━━ DATA LINES ━━

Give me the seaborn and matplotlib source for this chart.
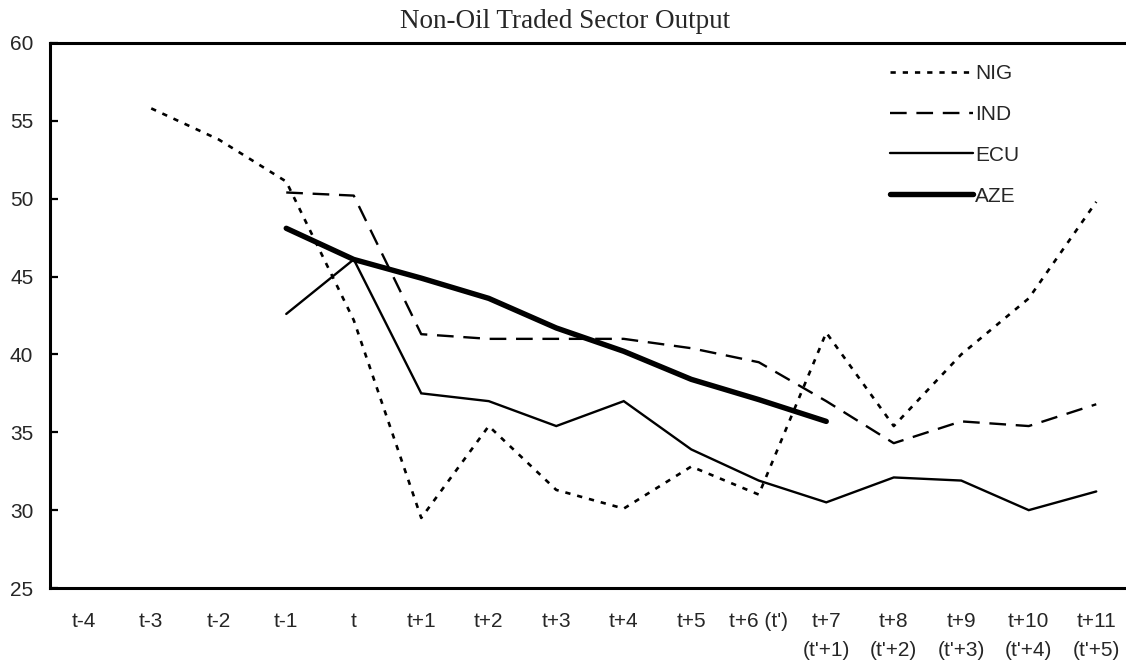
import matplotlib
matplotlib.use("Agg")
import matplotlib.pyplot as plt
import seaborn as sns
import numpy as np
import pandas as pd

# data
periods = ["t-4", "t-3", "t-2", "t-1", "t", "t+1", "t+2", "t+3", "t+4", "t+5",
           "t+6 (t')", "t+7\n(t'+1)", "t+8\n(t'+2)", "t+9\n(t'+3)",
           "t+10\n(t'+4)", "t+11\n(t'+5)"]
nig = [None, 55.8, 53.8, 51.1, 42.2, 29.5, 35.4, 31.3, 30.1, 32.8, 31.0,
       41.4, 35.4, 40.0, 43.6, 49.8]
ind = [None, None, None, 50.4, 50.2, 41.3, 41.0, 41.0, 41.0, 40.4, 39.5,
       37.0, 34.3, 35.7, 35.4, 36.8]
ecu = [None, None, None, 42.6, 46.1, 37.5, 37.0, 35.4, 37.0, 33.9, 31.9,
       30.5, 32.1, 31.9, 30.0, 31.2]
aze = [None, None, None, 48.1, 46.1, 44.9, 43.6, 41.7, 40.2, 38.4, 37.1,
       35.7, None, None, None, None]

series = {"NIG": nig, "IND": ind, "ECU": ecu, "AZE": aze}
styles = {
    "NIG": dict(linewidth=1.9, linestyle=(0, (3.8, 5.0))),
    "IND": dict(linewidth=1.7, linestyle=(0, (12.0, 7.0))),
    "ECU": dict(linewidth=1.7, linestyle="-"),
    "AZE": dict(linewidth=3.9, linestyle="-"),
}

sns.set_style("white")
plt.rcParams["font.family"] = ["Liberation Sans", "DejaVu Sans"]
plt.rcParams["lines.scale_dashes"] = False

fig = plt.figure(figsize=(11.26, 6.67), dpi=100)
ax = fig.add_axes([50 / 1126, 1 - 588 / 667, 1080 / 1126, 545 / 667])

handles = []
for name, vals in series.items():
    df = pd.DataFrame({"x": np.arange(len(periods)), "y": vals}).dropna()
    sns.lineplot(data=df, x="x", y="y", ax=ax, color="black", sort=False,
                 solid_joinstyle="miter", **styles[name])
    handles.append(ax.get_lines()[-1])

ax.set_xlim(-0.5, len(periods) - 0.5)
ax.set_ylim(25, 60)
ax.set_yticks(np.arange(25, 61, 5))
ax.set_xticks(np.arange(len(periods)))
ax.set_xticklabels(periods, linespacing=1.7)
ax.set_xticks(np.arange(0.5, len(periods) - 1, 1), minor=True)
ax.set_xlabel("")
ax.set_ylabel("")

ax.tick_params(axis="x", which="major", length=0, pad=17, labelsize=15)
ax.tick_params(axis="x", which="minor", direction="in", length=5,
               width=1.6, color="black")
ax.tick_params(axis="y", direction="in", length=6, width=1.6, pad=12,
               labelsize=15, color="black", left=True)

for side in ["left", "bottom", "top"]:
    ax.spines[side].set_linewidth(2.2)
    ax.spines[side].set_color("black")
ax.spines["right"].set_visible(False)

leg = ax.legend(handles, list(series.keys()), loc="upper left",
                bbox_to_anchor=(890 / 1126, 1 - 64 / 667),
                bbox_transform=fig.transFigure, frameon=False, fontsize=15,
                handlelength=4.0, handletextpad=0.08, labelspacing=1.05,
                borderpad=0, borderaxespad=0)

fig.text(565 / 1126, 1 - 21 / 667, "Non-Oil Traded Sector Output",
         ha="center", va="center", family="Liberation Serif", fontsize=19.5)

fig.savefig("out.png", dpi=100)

━━━

**WHAT IS NEEDED**. Find the lines that include the string "matplotlib", then copy each of them.

**RESPONSE BELOW**.
Give me the seaborn and matplotlib source for this chart.
import matplotlib
matplotlib.use("Agg")
import matplotlib.pyplot as plt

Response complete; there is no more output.